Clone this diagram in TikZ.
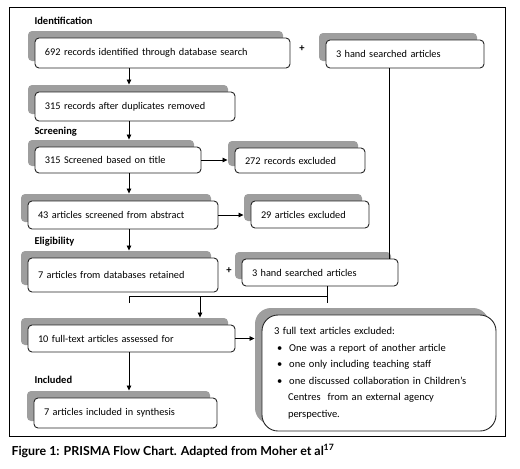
\documentclass[tikz,border=0pt]{standalone}
\usepackage{fontspec}
\setmainfont{Carlito}
\newfontfamily\capfont{Lato}
\usetikzlibrary{arrows.meta,shadows,calc}

\begin{document}
\begin{tikzpicture}[x=1pt, y=-1pt,
  box/.style={draw=black!85, line width=0.9pt, fill=white, rounded corners=4pt,
    inner xsep=10pt, inner ysep=2pt, align=left, font=\fontsize{10.3}{12.6}\selectfont,
    drop shadow={shadow xshift=-7pt, shadow yshift=7pt, fill=black!38, opacity=1}},
  head/.style={anchor=west, font=\fontsize{10.5}{12.6}\selectfont\bfseries},
  plus/.style={font=\fontsize{10.5}{12.6}\selectfont\bfseries},
  arr/.style={-{Triangle[length=5pt,width=4.5pt]}, line width=0.8pt},
  link/.style={line width=0.8pt}]
  \useasboundingbox (0,0) rectangle (520,469);

  % Frame
  \draw[line width=1pt] (9,7) rectangle (505,436);

  % Identification
  \node[head] (idhead) at (31,21) {Identification};
  \node[box, text width=235pt, minimum height=30pt] (search) at (162.5,53) {692 records identified through database search};
  \node[plus] (plusA) at (302,49) {+};
  \node[box, text width=138pt, minimum height=28pt] (handA) at (405,54) {3 hand searched articles};
  \node[box, text width=180pt, minimum height=29pt] (dupl) at (135,106.5) {315 records after duplicates removed};

  % Screening
  \node[head] (scrhead) at (31,132) {Screening};
  \node[box, text width=146pt, minimum height=26pt] (title) at (118,160) {315 Screened based on title};
  \node[box, text width=110pt, minimum height=25pt] (exclA) at (300,160.5) {272 records excluded};
  \node[box, text width=170pt, minimum height=28pt] (abstract) at (123,215) {43 articles screened from abstract};
  \node[box, text width=98pt, minimum height=27pt] (exclB) at (310,214.5) {29 articles excluded};

  % Eligibility
  \node[head] (elihead) at (31,242) {Eligibility};
  \node[box, text width=170pt, minimum height=34pt] (retained) at (123,275) {7 articles from databases retained};
  \node[plus] (plusB) at (229,271) {+};
  \node[box, text width=136pt, minimum height=27pt] (handB) at (320,272.5) {3 hand searched articles};
  \node[box, text width=187pt, minimum height=27pt] (fulltext) at (131.5,338.5) {10 full-text articles assessed for};
  \node[box, rounded corners=16pt, inner xsep=12pt, text width=210pt, minimum height=116pt,
    font=\fontsize{10.5}{16.5}\selectfont] (reasons) at (379,373)
    {3 full text articles excluded:\\
     \hspace*{3pt}\textbullet\hspace{7pt}One was a report of another article\\
     \hspace*{3pt}\textbullet\hspace{7pt}one only including teaching staff\\
     \hspace*{3pt}\textbullet\hspace{7pt}one discussed collaboration in Children’s\\
     \hspace*{14pt}Centres \ from an external agency\\
     \hspace*{14pt}perspective.};

  % Included
  \node[head] (inchead) at (31,380) {Included};
  \node[box, text width=163pt, minimum height=30pt] (synth) at (125.5,413) {7 articles included in synthesis};

  % Caption
  \node[anchor=west, font=\capfont\bfseries\fontsize{12.4}{14}\selectfont] (caption) at (8,451)
    {Figure 1: PRISMA Flow Chart. Adapted from Moher et al\textsuperscript{17}};

  % Connectors
  \coordinate (spine) at (129,0);
  \coordinate (riser) at (389,0);
  \coordinate (mergeL) at (129,296);
  \coordinate (mergeR) at (327,296);
  \coordinate (merge) at (200,296);

  \draw[arr] (search.south -| spine) -- ($(dupl.north -| spine)+(0,-7)$);
  \draw[arr] (dupl.south -| spine) -- ($(title.north -| spine)+(0,-7)$);
  \draw[arr] (title.east) -- ($(exclA.west |- title.east)+(-7,0)$);
  \draw[arr] (title.south -| spine) -- ($(abstract.north -| spine)+(0,-7)$);
  \draw[arr] (abstract.east) -- ($(exclB.west |- abstract.east)+(-7,0)$);
  \draw[arr] (abstract.south -| spine) -- ($(retained.north -| spine)+(0,-7)$);
  \draw[link] (handA.south -| riser) -- (handB.north -| riser);
  \draw[link] ($(mergeL)+(0,7)$) -- (mergeL) -- (mergeR) -- ($(mergeR)+(0,7)$);
  \draw[link] (handB.south -| mergeR) -- (mergeR);
  \draw[arr] (merge) -- ($(fulltext.north -| merge)+(0,-7)$);
  \draw[arr] (fulltext.east) -- ($(reasons.west |- fulltext.east)+(-7,0)$);
  \draw[arr] (fulltext.south -| spine) -- ($(synth.north -| spine)+(0,-7)$);
\end{tikzpicture}
\end{document}
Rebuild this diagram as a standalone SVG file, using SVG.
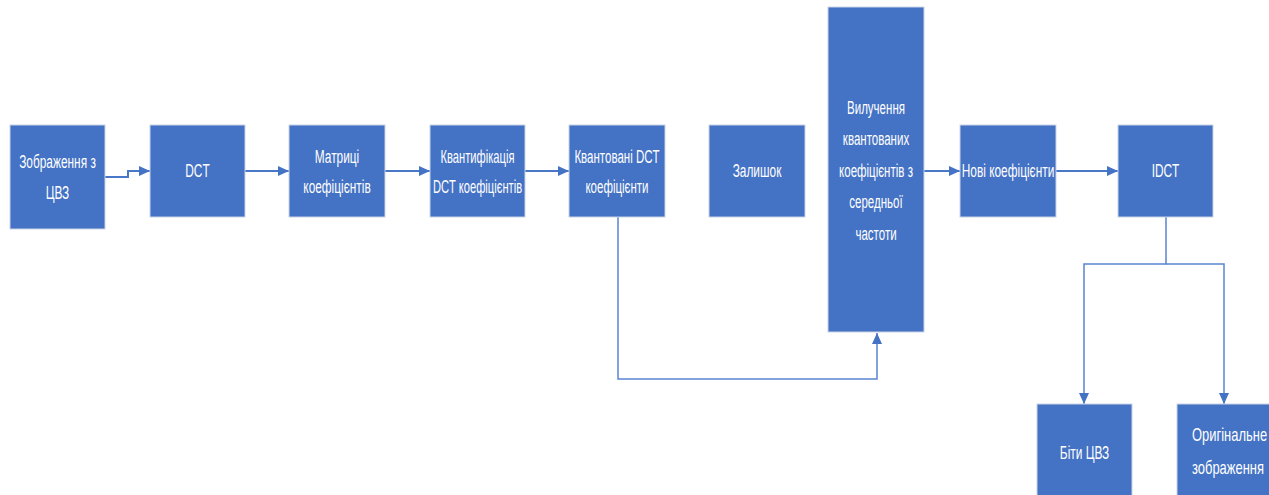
<svg xmlns="http://www.w3.org/2000/svg" width="1269" height="495" viewBox="0 0 1269 495">
<defs>
<style>
.box{fill:#4472C4;stroke:#c9d3e6;stroke-width:1}
.t{font-family:"Liberation Sans",Arial,sans-serif;font-size:18px;fill:#ffffff;text-anchor:middle}
.ts{font-family:"Liberation Sans",Arial,sans-serif;font-size:18px;fill:#ffffff;text-anchor:start}
.c{fill:none;stroke:#4a78c8;stroke-width:2}
.c2{fill:none;stroke:#5a84cf;stroke-width:1.5}
</style>
<marker id="ah" markerUnits="userSpaceOnUse" markerWidth="12" markerHeight="12" viewBox="0 0 12 12" refX="11" refY="6" orient="auto">
<path d="M0,1 L11,6 L0,11 Z" fill="#4472C4"/>
</marker>
</defs>
<rect width="1269" height="495" fill="#ffffff"/>
<g id="connectors">
<path class="c" d="M105,177 H128 V171 H150" marker-end="url(#ah)"/>
<path class="c" d="M245,171 H289" marker-end="url(#ah)"/>
<path class="c" d="M385,171 H430" marker-end="url(#ah)"/>
<path class="c" d="M525,171 H569" marker-end="url(#ah)"/>
<path class="c2" d="M618,217 V379 H877 V333" marker-end="url(#ah)"/>
<path class="c" d="M924,171 H960" marker-end="url(#ah)"/>
<path class="c" d="M1056,171 H1118" marker-end="url(#ah)"/>
<path class="c2" d="M1166,217 V264 H1084 V404" marker-end="url(#ah)"/>
<path class="c2" d="M1166,264 H1224 V404" marker-end="url(#ah)"/>
</g>
<g id="n1">
<rect class="box" x="10" y="125" width="95" height="104"/>
<text class="t" transform="translate(57.5,0) scale(0.66,1)"><tspan x="0" y="168">Зображення з</tspan><tspan x="0" y="199">ЦВЗ</tspan></text>
</g>
<g id="n2">
<rect class="box" x="150" y="125" width="95" height="92"/>
<text class="t" transform="translate(197.5,0) scale(0.66,1)" y="177">DCT</text>
</g>
<g id="n3">
<rect class="box" x="289" y="125" width="96" height="92"/>
<text class="t" transform="translate(337,0) scale(0.66,1)"><tspan x="0" y="163">Матриці</tspan><tspan x="0" y="193">коефіцієнтів</tspan></text>
</g>
<g id="n4">
<rect class="box" x="430" y="125" width="95" height="92"/>
<text class="t" transform="translate(477.5,0) scale(0.62,1)"><tspan x="0" y="163">Квантифікація</tspan><tspan x="0" y="193">DCT коефіцієнтів</tspan></text>
</g>
<g id="n5">
<rect class="box" x="569" y="125" width="96" height="92"/>
<text class="t" transform="translate(617,0) scale(0.64,1)"><tspan x="0" y="163">Квантовані DCT</tspan><tspan x="0" y="193">коефіцієнти</tspan></text>
</g>
<g id="n6">
<rect class="box" x="709" y="125" width="96" height="92"/>
<text class="t" transform="translate(757,0) scale(0.66,1)" y="177">Залишок</text>
</g>
<g id="n7">
<rect class="box" x="828" y="7" width="96" height="325"/>
<text class="t" transform="translate(876,0) scale(0.64,1)"><tspan x="0" y="114">Вилучення</tspan><tspan x="0" y="145.5">квантованих</tspan><tspan x="0" y="177">коефіцієнтів з</tspan><tspan x="0" y="208.5">середньої</tspan><tspan x="0" y="240">частоти</tspan></text>
</g>
<g id="n8">
<rect class="box" x="960" y="125" width="96" height="92"/>
<text class="t" transform="translate(1008,0) scale(0.66,1)" y="177">Нові коефіцієнти</text>
</g>
<g id="n9">
<rect class="box" x="1118" y="125" width="95" height="92"/>
<text class="t" transform="translate(1165.5,0) scale(0.66,1)" y="177">IDCT</text>
</g>
<g id="n10">
<rect class="box" x="1037" y="404" width="95" height="95"/>
<text class="t" transform="translate(1084.5,0) scale(0.66,1)" y="459">Біти ЦВЗ</text>
</g>
<g id="n11">
<rect class="box" x="1177" y="404" width="100" height="95"/>
<text class="ts" transform="translate(1192,0) scale(0.72,1)"><tspan x="0" y="441">Оригінальне</tspan><tspan x="0" y="474">зображення</tspan></text>
</g>
</svg>
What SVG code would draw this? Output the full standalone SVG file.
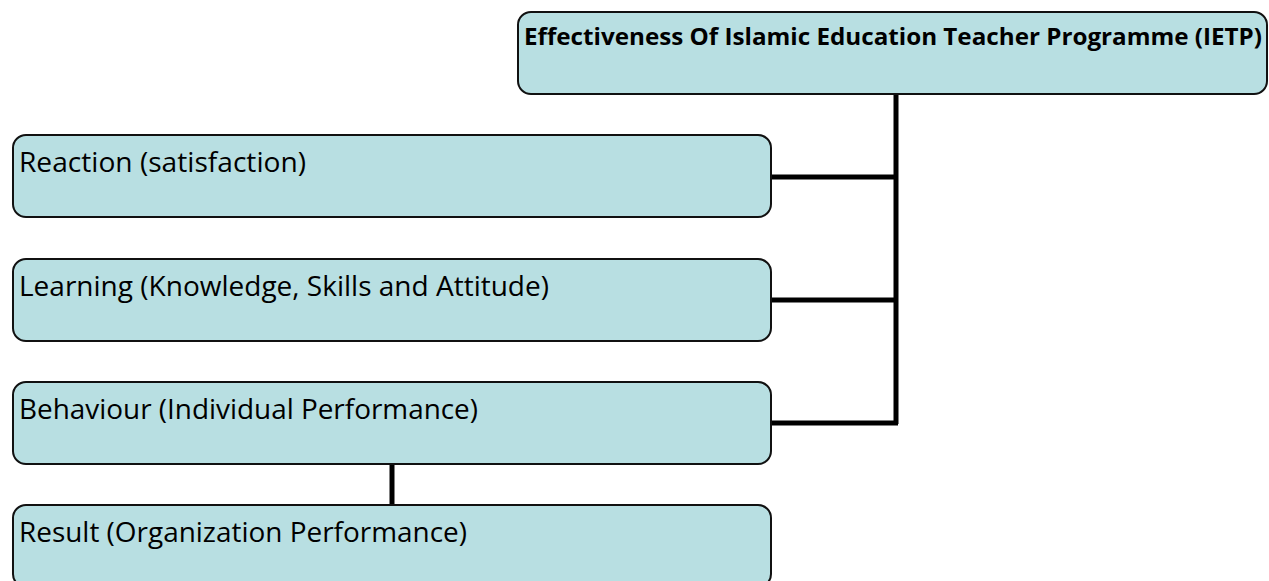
<svg xmlns="http://www.w3.org/2000/svg" width="1269" height="581" viewBox="0 0 1269 581">
<style>
.box{fill:#b8dfe2;stroke:#111;stroke-width:2}
.t{font-family:"Open Sans","Liberation Sans",sans-serif;font-size:27px;fill:#000}
.tb{font-family:"Open Sans","Liberation Sans",sans-serif;font-size:23.5px;font-weight:bold;fill:#000}
.c{stroke:#000;stroke-width:5;fill:none}
</style>
<rect width="1269" height="581" fill="#fff"/>
<g id="connectors">
<path class="c" d="M896 94 V424"/>
<path class="c" d="M771 177 H898"/>
<path class="c" d="M771 300 H898"/>
<path class="c" d="M771 423 H898"/>
<path class="c" d="M392 464 V506"/>
</g>
<g id="node-ietp">
<rect class="box" x="518" y="12" width="749" height="82" rx="13"/>
<text class="tb" x="524" y="45" textLength="738" lengthAdjust="spacingAndGlyphs">Effectiveness Of Islamic Education Teacher Programme (IETP)</text>
</g>
<g id="node-reaction">
<rect class="box" x="13" y="135" width="758" height="82" rx="13"/>
<text class="t" x="19" y="172" textLength="287" lengthAdjust="spacingAndGlyphs">Reaction (satisfaction)</text>
</g>
<g id="node-learning">
<rect class="box" x="13" y="259" width="758" height="82" rx="13"/>
<text class="t" x="19" y="296" textLength="530" lengthAdjust="spacingAndGlyphs">Learning (Knowledge, Skills and Attitude)</text>
</g>
<g id="node-behaviour">
<rect class="box" x="13" y="382" width="758" height="82" rx="13"/>
<text class="t" x="19" y="419" textLength="459" lengthAdjust="spacingAndGlyphs">Behaviour (Individual Performance)</text>
</g>
<g id="node-result">
<rect class="box" x="13" y="505" width="758" height="82" rx="13"/>
<text class="t" x="19" y="542" textLength="448" lengthAdjust="spacingAndGlyphs">Result (Organization Performance)</text>
</g>
</svg>
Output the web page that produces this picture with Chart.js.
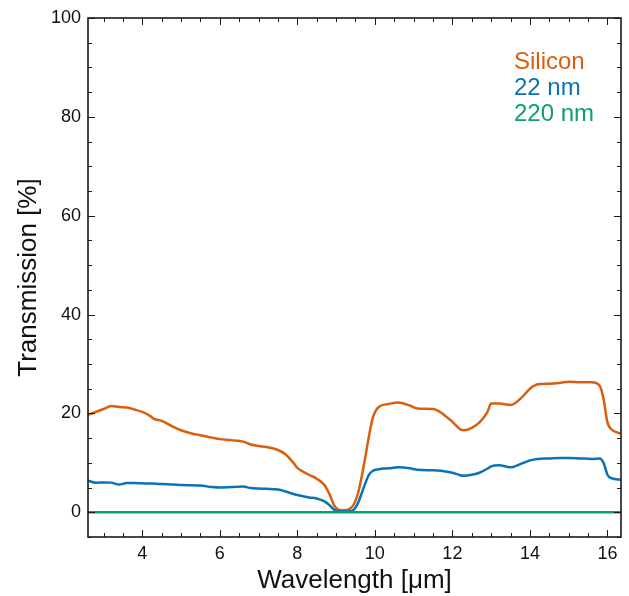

■ ■ ■ ■ ■ ■ ■

▶ **Directions for this task**: Write out nothing but the lines from the start of the data through the line with "(9,7) rectangle (505,436);". Leave out the pictures.

▶ **Result of the exercise**:
Clone this diagram in TikZ.
\documentclass[tikz,border=0pt]{standalone}
\usepackage{fontspec}
\setmainfont{Carlito}
\newfontfamily\capfont{Lato}
\usetikzlibrary{arrows.meta,shadows,calc}

\begin{document}
\begin{tikzpicture}[x=1pt, y=-1pt,
  box/.style={draw=black!85, line width=0.9pt, fill=white, rounded corners=4pt,
    inner xsep=10pt, inner ysep=2pt, align=left, font=\fontsize{10.3}{12.6}\selectfont,
    drop shadow={shadow xshift=-7pt, shadow yshift=7pt, fill=black!38, opacity=1}},
  head/.style={anchor=west, font=\fontsize{10.5}{12.6}\selectfont\bfseries},
  plus/.style={font=\fontsize{10.5}{12.6}\selectfont\bfseries},
  arr/.style={-{Triangle[length=5pt,width=4.5pt]}, line width=0.8pt},
  link/.style={line width=0.8pt}]
  \useasboundingbox (0,0) rectangle (520,469);

  % Frame
  \draw[line width=1pt] (9,7) rectangle (505,436);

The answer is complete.